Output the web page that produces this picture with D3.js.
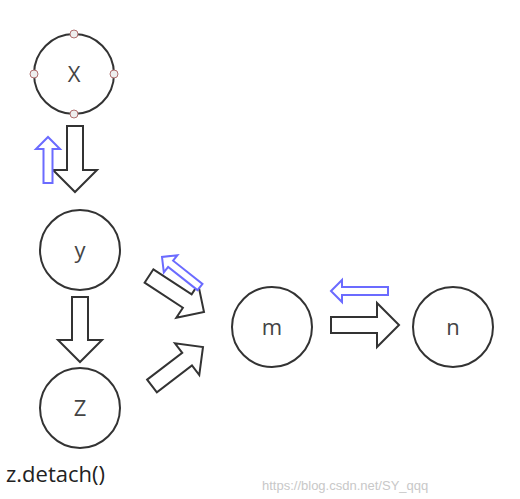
<!DOCTYPE html>
<html><head><meta charset="utf-8">
<script src="https://cdn.jsdelivr.net/npm/d3@7"></script>
<style>body{margin:0;background:#fff}</style>
</head><body>
<svg width="520" height="499"></svg>
<script>
const nodeNames = ["X", "y", "Z", "m", "n"];
const nodeX = [74, 80, 80, 272, 453];
const nodeY = [74, 250, 408, 327, 327];
// arrows: tail point, tip point, shaft half width, head half width, head length
const arrowFrom = [[75, 126], [48, 183], [80, 297], [149, 276], [200, 287], [152, 386], [331, 325], [388, 291]];
const arrowTo = [[75, 192], [48, 137], [80, 362], [204, 312], [162, 257], [203, 347], [399, 325], [331, 291]];
const arrowShaft = [8, 4.5, 8, 8, 4, 8, 8, 4];
const arrowHead = [22, 12, 22, 20, 11, 20, 22, 11];
const arrowHeadLen = [22, 12, 22, 20, 11, 20, 22, 11];
const arrowBlue = [false, true, false, false, true, false, false, true];

const svg = d3.select("svg");

const arrows = arrowFrom.map((f, i) => ({
  f, t: arrowTo[i], w: arrowShaft[i], h: arrowHead[i], hl: arrowHeadLen[i], blue: arrowBlue[i]
}));

svg.selectAll("path.arrow")
  .data(arrows)
  .enter()
  .append("path")
  .attr("class", "arrow")
  .attr("d", d => {
    const len = Math.hypot(d.t[0] - d.f[0], d.t[1] - d.f[1]);
    const s = len - d.hl;
    return `M0,${-d.w}L${s},${-d.w}L${s},${-d.h}L${len},0L${s},${d.h}L${s},${d.w}L0,${d.w}Z`;
  })
  .attr("transform", d => {
    const a = Math.atan2(d.t[1] - d.f[1], d.t[0] - d.f[0]) * 180 / Math.PI;
    return `translate(${d.f[0]},${d.f[1]}) rotate(${a})`;
  })
  .attr("fill", "#fff")
  .attr("stroke", d => d.blue ? "#6b6bff" : "#333")
  .attr("stroke-width", 2)
  .attr("stroke-linejoin", "miter");

const nodes = svg.selectAll("g.node")
  .data(nodeNames)
  .enter()
  .append("g")
  .attr("transform", (d, i) => `translate(${nodeX[i]},${nodeY[i]})`);

nodes.append("circle")
  .attr("r", 40)
  .attr("fill", "#fff")
  .attr("stroke", "#333")
  .attr("stroke-width", 2);

nodes.append("text")
  .attr("text-anchor", "middle")
  .attr("dy", "0.35em")
  .attr("font-family", "Open Sans, sans-serif")
  .attr("font-size", 22)
  .attr("fill", "#444")
  .text(d => d);

// handle points on X
const handles = [[0, -40], [40, 0], [0, 40], [-40, 0]];
svg.selectAll("circle.handle")
  .data(handles)
  .enter()
  .append("circle")
  .attr("cx", d => nodeX[0] + d[0])
  .attr("cy", d => nodeY[0] + d[1])
  .attr("r", 4)
  .attr("fill", "#eee")
  .attr("stroke", "#b07070")
  .attr("stroke-width", 1);

svg.append("text")
  .attr("x", 6).attr("y", 482)
  .attr("font-family", "Open Sans, sans-serif")
  .attr("font-size", 22)
  .attr("fill", "#222")
  .text("z.detach()");

svg.append("text")
  .attr("x", 262).attr("y", 490)
  .attr("font-family", "Liberation Sans, sans-serif")
  .attr("font-size", 13)
  .attr("fill", "#c8c8c8")
  .text("https://blog.csdn.net/SY_qqq");
</script>
</body></html>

• _STATED PROBLEM_
Restate the whole of the material word for word without the pictures.

• _THE OUTPUT_
Output the web page that produces this picture with D3.js.
<!DOCTYPE html>
<html><head><meta charset="utf-8">
<script src="https://cdn.jsdelivr.net/npm/d3@7"></script>
<style>body{margin:0;background:#fff}</style>
</head><body>
<svg width="520" height="499"></svg>
<script>
const nodeNames = ["X", "y", "Z", "m", "n"];
const nodeX = [74, 80, 80, 272, 453];
const nodeY = [74, 250, 408, 327, 327];
// arrows: tail point, tip point, shaft half width, head half width, head length
const arrowFrom = [[75, 126], [48, 183], [80, 297], [149, 276], [200, 287], [152, 386], [331, 325], [388, 291]];
const arrowTo = [[75, 192], [48, 137], [80, 362], [204, 312], [162, 257], [203, 347], [399, 325], [331, 291]];
const arrowShaft = [8, 4.5, 8, 8, 4, 8, 8, 4];
const arrowHead = [22, 12, 22, 20, 11, 20, 22, 11];
const arrowHeadLen = [22, 12, 22, 20, 11, 20, 22, 11];
const arrowBlue = [false, true, false, false, true, false, false, true];

const svg = d3.select("svg");

const arrows = arrowFrom.map((f, i) => ({
  f, t: arrowTo[i], w: arrowShaft[i], h: arrowHead[i], hl: arrowHeadLen[i], blue: arrowBlue[i]
}));

svg.selectAll("path.arrow")
  .data(arrows)
  .enter()
  .append("path")
  .attr("class", "arrow")
  .attr("d", d => {
    const len = Math.hypot(d.t[0] - d.f[0], d.t[1] - d.f[1]);
    const s = len - d.hl;
    return `M0,${-d.w}L${s},${-d.w}L${s},${-d.h}L${len},0L${s},${d.h}L${s},${d.w}L0,${d.w}Z`;
  })
  .attr("transform", d => {
    const a = Math.atan2(d.t[1] - d.f[1], d.t[0] - d.f[0]) * 180 / Math.PI;
    return `translate(${d.f[0]},${d.f[1]}) rotate(${a})`;
  })
  .attr("fill", "#fff")
  .attr("stroke", d => d.blue ? "#6b6bff" : "#333")
  .attr("stroke-width", 2)
  .attr("stroke-linejoin", "miter");

const nodes = svg.selectAll("g.node")
  .data(nodeNames)
  .enter()
  .append("g")
  .attr("transform", (d, i) => `translate(${nodeX[i]},${nodeY[i]})`);

nodes.append("circle")
  .attr("r", 40)
  .attr("fill", "#fff")
  .attr("stroke", "#333")
  .attr("stroke-width", 2);

nodes.append("text")
  .attr("text-anchor", "middle")
  .attr("dy", "0.35em")
  .attr("font-family", "Open Sans, sans-serif")
  .attr("font-size", 22)
  .attr("fill", "#444")
  .text(d => d);

// handle points on X
const handles = [[0, -40], [40, 0], [0, 40], [-40, 0]];
svg.selectAll("circle.handle")
  .data(handles)
  .enter()
  .append("circle")
  .attr("cx", d => nodeX[0] + d[0])
  .attr("cy", d => nodeY[0] + d[1])
  .attr("r", 4)
  .attr("fill", "#eee")
  .attr("stroke", "#b07070")
  .attr("stroke-width", 1);

svg.append("text")
  .attr("x", 6).attr("y", 482)
  .attr("font-family", "Open Sans, sans-serif")
  .attr("font-size", 22)
  .attr("fill", "#222")
  .text("z.detach()");

svg.append("text")
  .attr("x", 262).attr("y", 490)
  .attr("font-family", "Liberation Sans, sans-serif")
  .attr("font-size", 13)
  .attr("fill", "#c8c8c8")
  .text("https://blog.csdn.net/SY_qqq");
</script>
</body></html>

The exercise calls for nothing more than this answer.